### THE RECORDS ###

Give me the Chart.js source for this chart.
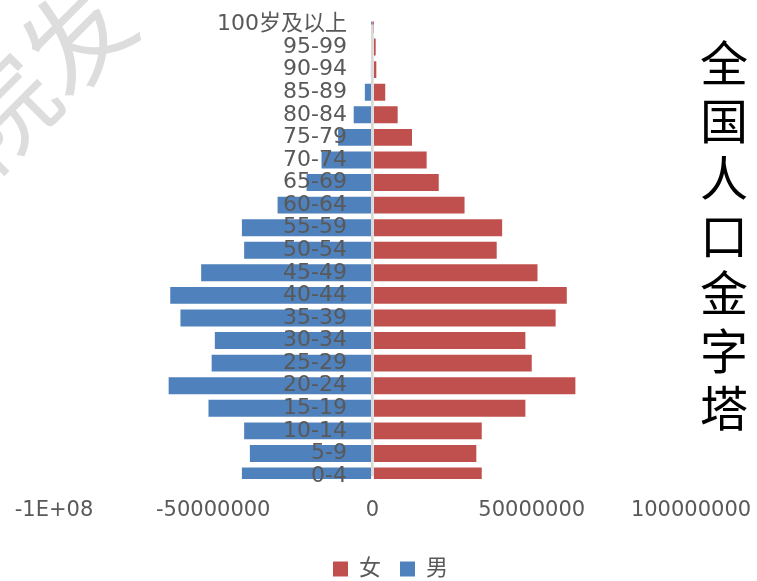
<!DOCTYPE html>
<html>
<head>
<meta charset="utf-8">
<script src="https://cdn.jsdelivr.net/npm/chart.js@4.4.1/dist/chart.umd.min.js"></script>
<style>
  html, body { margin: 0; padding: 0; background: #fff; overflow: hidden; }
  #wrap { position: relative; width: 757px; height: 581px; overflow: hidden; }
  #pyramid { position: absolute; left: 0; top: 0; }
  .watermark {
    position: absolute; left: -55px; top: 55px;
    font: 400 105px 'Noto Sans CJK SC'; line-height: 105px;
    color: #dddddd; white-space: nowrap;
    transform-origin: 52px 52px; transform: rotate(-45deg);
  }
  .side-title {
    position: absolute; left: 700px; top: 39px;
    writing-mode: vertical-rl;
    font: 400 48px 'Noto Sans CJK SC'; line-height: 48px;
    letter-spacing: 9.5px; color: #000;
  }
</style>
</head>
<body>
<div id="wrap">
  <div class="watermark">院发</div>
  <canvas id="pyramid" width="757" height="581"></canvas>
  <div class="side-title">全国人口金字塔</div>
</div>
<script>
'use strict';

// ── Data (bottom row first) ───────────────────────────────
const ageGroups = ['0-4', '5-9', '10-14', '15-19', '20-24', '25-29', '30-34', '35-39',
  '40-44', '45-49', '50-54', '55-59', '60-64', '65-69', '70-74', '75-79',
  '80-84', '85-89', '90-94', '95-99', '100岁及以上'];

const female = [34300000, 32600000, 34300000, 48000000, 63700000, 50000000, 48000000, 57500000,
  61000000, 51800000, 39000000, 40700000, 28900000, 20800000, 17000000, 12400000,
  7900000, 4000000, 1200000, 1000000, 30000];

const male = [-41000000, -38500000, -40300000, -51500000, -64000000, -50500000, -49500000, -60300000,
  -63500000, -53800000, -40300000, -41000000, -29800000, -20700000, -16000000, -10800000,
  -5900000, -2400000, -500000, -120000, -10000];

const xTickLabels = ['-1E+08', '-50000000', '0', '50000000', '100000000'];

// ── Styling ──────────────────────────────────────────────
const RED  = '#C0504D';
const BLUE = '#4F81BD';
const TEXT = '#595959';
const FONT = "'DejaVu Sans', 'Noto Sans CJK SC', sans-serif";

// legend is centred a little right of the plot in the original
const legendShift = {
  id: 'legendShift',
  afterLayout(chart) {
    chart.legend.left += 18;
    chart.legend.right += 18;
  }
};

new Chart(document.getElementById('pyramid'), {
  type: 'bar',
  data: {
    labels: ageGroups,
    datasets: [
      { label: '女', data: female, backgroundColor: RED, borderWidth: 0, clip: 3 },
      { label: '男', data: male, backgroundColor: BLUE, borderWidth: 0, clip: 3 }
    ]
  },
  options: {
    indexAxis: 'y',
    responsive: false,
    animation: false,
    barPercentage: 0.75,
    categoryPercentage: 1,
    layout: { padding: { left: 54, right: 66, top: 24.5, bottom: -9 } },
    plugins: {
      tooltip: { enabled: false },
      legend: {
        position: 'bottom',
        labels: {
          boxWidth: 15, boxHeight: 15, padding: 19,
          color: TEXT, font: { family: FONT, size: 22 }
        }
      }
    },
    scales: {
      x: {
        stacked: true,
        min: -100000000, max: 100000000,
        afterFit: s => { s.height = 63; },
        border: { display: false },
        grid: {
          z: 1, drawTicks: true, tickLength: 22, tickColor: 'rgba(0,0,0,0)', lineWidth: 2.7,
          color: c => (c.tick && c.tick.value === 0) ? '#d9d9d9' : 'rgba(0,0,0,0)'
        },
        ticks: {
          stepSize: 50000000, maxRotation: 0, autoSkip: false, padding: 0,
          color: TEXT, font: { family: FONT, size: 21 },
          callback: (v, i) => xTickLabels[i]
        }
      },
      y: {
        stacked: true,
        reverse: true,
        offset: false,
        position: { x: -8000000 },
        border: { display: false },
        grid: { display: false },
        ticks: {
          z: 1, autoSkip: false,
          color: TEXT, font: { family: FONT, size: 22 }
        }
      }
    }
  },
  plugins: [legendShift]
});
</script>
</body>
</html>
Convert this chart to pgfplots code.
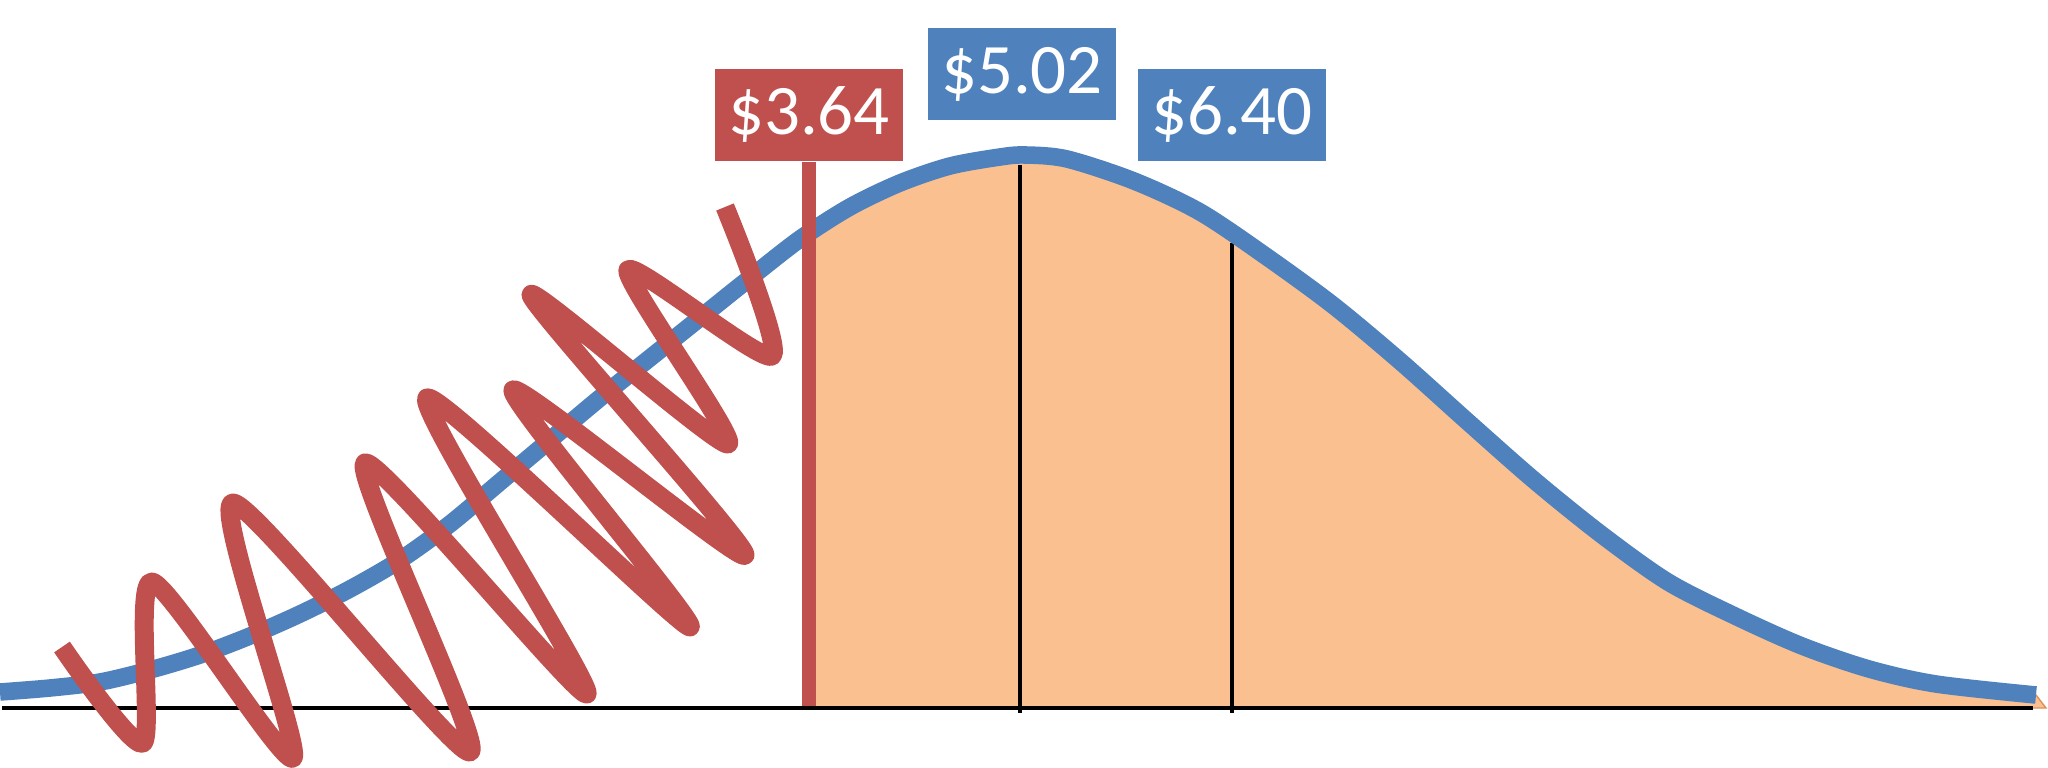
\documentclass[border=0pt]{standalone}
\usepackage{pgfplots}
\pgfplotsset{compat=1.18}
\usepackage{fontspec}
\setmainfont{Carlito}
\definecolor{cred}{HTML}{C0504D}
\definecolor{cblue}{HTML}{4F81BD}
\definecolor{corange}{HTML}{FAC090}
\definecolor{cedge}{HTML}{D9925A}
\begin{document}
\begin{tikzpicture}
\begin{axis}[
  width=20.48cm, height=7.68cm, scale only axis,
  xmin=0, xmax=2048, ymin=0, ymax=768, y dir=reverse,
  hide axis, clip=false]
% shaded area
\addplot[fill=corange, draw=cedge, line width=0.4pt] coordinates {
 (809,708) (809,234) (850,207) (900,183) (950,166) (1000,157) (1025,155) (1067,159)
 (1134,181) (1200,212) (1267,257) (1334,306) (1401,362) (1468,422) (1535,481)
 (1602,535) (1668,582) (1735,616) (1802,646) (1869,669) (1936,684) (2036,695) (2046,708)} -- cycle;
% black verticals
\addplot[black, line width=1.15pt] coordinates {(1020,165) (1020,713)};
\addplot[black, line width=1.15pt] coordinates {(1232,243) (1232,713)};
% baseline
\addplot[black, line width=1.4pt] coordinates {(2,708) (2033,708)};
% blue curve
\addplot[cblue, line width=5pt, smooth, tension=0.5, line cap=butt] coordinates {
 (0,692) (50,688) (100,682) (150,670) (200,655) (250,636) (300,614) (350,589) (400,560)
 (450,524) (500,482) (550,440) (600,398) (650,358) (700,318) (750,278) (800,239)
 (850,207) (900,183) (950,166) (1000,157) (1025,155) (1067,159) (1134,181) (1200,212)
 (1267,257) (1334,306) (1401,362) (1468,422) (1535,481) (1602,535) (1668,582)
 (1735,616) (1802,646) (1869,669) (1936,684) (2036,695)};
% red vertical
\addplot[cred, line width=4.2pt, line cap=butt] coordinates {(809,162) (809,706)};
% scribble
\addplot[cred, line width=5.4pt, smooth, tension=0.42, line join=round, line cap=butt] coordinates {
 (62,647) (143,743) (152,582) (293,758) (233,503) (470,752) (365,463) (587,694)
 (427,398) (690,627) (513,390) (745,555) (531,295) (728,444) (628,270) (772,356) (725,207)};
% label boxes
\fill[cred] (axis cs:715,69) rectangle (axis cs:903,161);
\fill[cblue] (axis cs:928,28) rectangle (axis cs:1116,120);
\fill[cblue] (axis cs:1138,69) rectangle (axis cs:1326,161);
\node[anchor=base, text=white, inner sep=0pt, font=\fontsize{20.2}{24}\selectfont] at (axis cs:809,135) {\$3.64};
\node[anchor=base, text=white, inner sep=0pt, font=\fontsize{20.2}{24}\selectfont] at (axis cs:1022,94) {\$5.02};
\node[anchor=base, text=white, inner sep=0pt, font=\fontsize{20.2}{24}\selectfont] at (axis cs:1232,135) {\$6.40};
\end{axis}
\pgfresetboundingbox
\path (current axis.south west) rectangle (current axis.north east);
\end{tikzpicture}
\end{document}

###

● GOAL OF THE EXERCISE
Please transcribe the material above exactly as written. Leave the pictures out.

● TASK RESPONSE
Give me the Chart.js source for this chart.
<!DOCTYPE html>
<html>
<head>
<meta charset="utf-8">
<script src="https://cdn.jsdelivr.net/npm/chart.js@4.4.1/dist/chart.umd.min.js"></script>
<style>
  html, body { margin: 0; padding: 0; background: #fff; overflow: hidden; }
  #wrap { position: relative; width: 757px; height: 581px; overflow: hidden; }
  #pyramid { position: absolute; left: 0; top: 0; }
  .watermark {
    position: absolute; left: -55px; top: 55px;
    font: 400 105px 'Noto Sans CJK SC'; line-height: 105px;
    color: #dddddd; white-space: nowrap;
    transform-origin: 52px 52px; transform: rotate(-45deg);
  }
  .side-title {
    position: absolute; left: 700px; top: 39px;
    writing-mode: vertical-rl;
    font: 400 48px 'Noto Sans CJK SC'; line-height: 48px;
    letter-spacing: 9.5px; color: #000;
  }
</style>
</head>
<body>
<div id="wrap">
  <div class="watermark">院发</div>
  <canvas id="pyramid" width="757" height="581"></canvas>
  <div class="side-title">全国人口金字塔</div>
</div>
<script>
'use strict';

// ── Data (bottom row first) ───────────────────────────────
const ageGroups = ['0-4', '5-9', '10-14', '15-19', '20-24', '25-29', '30-34', '35-39',
  '40-44', '45-49', '50-54', '55-59', '60-64', '65-69', '70-74', '75-79',
  '80-84', '85-89', '90-94', '95-99', '100岁及以上'];

const female = [34300000, 32600000, 34300000, 48000000, 63700000, 50000000, 48000000, 57500000,
  61000000, 51800000, 39000000, 40700000, 28900000, 20800000, 17000000, 12400000,
  7900000, 4000000, 1200000, 1000000, 30000];

const male = [-41000000, -38500000, -40300000, -51500000, -64000000, -50500000, -49500000, -60300000,
  -63500000, -53800000, -40300000, -41000000, -29800000, -20700000, -16000000, -10800000,
  -5900000, -2400000, -500000, -120000, -10000];

const xTickLabels = ['-1E+08', '-50000000', '0', '50000000', '100000000'];

// ── Styling ──────────────────────────────────────────────
const RED  = '#C0504D';
const BLUE = '#4F81BD';
const TEXT = '#595959';
const FONT = "'DejaVu Sans', 'Noto Sans CJK SC', sans-serif";

// legend is centred a little right of the plot in the original
const legendShift = {
  id: 'legendShift',
  afterLayout(chart) {
    chart.legend.left += 18;
    chart.legend.right += 18;
  }
};

new Chart(document.getElementById('pyramid'), {
  type: 'bar',
  data: {
    labels: ageGroups,
    datasets: [
      { label: '女', data: female, backgroundColor: RED, borderWidth: 0, clip: 3 },
      { label: '男', data: male, backgroundColor: BLUE, borderWidth: 0, clip: 3 }
    ]
  },
  options: {
    indexAxis: 'y',
    responsive: false,
    animation: false,
    barPercentage: 0.75,
    categoryPercentage: 1,
    layout: { padding: { left: 54, right: 66, top: 24.5, bottom: -9 } },
    plugins: {
      tooltip: { enabled: false },
      legend: {
        position: 'bottom',
        labels: {
          boxWidth: 15, boxHeight: 15, padding: 19,
          color: TEXT, font: { family: FONT, size: 22 }
        }
      }
    },
    scales: {
      x: {
        stacked: true,
        min: -100000000, max: 100000000,
        afterFit: s => { s.height = 63; },
        border: { display: false },
        grid: {
          z: 1, drawTicks: true, tickLength: 22, tickColor: 'rgba(0,0,0,0)', lineWidth: 2.7,
          color: c => (c.tick && c.tick.value === 0) ? '#d9d9d9' : 'rgba(0,0,0,0)'
        },
        ticks: {
          stepSize: 50000000, maxRotation: 0, autoSkip: false, padding: 0,
          color: TEXT, font: { family: FONT, size: 21 },
          callback: (v, i) => xTickLabels[i]
        }
      },
      y: {
        stacked: true,
        reverse: true,
        offset: false,
        position: { x: -8000000 },
        border: { display: false },
        grid: { display: false },
        ticks: {
          z: 1, autoSkip: false,
          color: TEXT, font: { family: FONT, size: 22 }
        }
      }
    }
  },
  plugins: [legendShift]
});
</script>
</body>
</html>
Convert this chart to pgfplots code.
\documentclass[border=0pt]{standalone}
\usepackage{pgfplots}
\pgfplotsset{compat=1.18}
\usepackage{fontspec}
\setmainfont{Carlito}
\definecolor{cred}{HTML}{C0504D}
\definecolor{cblue}{HTML}{4F81BD}
\definecolor{corange}{HTML}{FAC090}
\definecolor{cedge}{HTML}{D9925A}
\begin{document}
\begin{tikzpicture}
\begin{axis}[
  width=20.48cm, height=7.68cm, scale only axis,
  xmin=0, xmax=2048, ymin=0, ymax=768, y dir=reverse,
  hide axis, clip=false]
% shaded area
\addplot[fill=corange, draw=cedge, line width=0.4pt] coordinates {
 (809,708) (809,234) (850,207) (900,183) (950,166) (1000,157) (1025,155) (1067,159)
 (1134,181) (1200,212) (1267,257) (1334,306) (1401,362) (1468,422) (1535,481)
 (1602,535) (1668,582) (1735,616) (1802,646) (1869,669) (1936,684) (2036,695) (2046,708)} -- cycle;
% black verticals
\addplot[black, line width=1.15pt] coordinates {(1020,165) (1020,713)};
\addplot[black, line width=1.15pt] coordinates {(1232,243) (1232,713)};
% baseline
\addplot[black, line width=1.4pt] coordinates {(2,708) (2033,708)};
% blue curve
\addplot[cblue, line width=5pt, smooth, tension=0.5, line cap=butt] coordinates {
 (0,692) (50,688) (100,682) (150,670) (200,655) (250,636) (300,614) (350,589) (400,560)
 (450,524) (500,482) (550,440) (600,398) (650,358) (700,318) (750,278) (800,239)
 (850,207) (900,183) (950,166) (1000,157) (1025,155) (1067,159) (1134,181) (1200,212)
 (1267,257) (1334,306) (1401,362) (1468,422) (1535,481) (1602,535) (1668,582)
 (1735,616) (1802,646) (1869,669) (1936,684) (2036,695)};
% red vertical
\addplot[cred, line width=4.2pt, line cap=butt] coordinates {(809,162) (809,706)};
% scribble
\addplot[cred, line width=5.4pt, smooth, tension=0.42, line join=round, line cap=butt] coordinates {
 (62,647) (143,743) (152,582) (293,758) (233,503) (470,752) (365,463) (587,694)
 (427,398) (690,627) (513,390) (745,555) (531,295) (728,444) (628,270) (772,356) (725,207)};
% label boxes
\fill[cred] (axis cs:715,69) rectangle (axis cs:903,161);
\fill[cblue] (axis cs:928,28) rectangle (axis cs:1116,120);
\fill[cblue] (axis cs:1138,69) rectangle (axis cs:1326,161);
\node[anchor=base, text=white, inner sep=0pt, font=\fontsize{20.2}{24}\selectfont] at (axis cs:809,135) {\$3.64};
\node[anchor=base, text=white, inner sep=0pt, font=\fontsize{20.2}{24}\selectfont] at (axis cs:1022,94) {\$5.02};
\node[anchor=base, text=white, inner sep=0pt, font=\fontsize{20.2}{24}\selectfont] at (axis cs:1232,135) {\$6.40};
\end{axis}
\pgfresetboundingbox
\path (current axis.south west) rectangle (current axis.north east);
\end{tikzpicture}
\end{document}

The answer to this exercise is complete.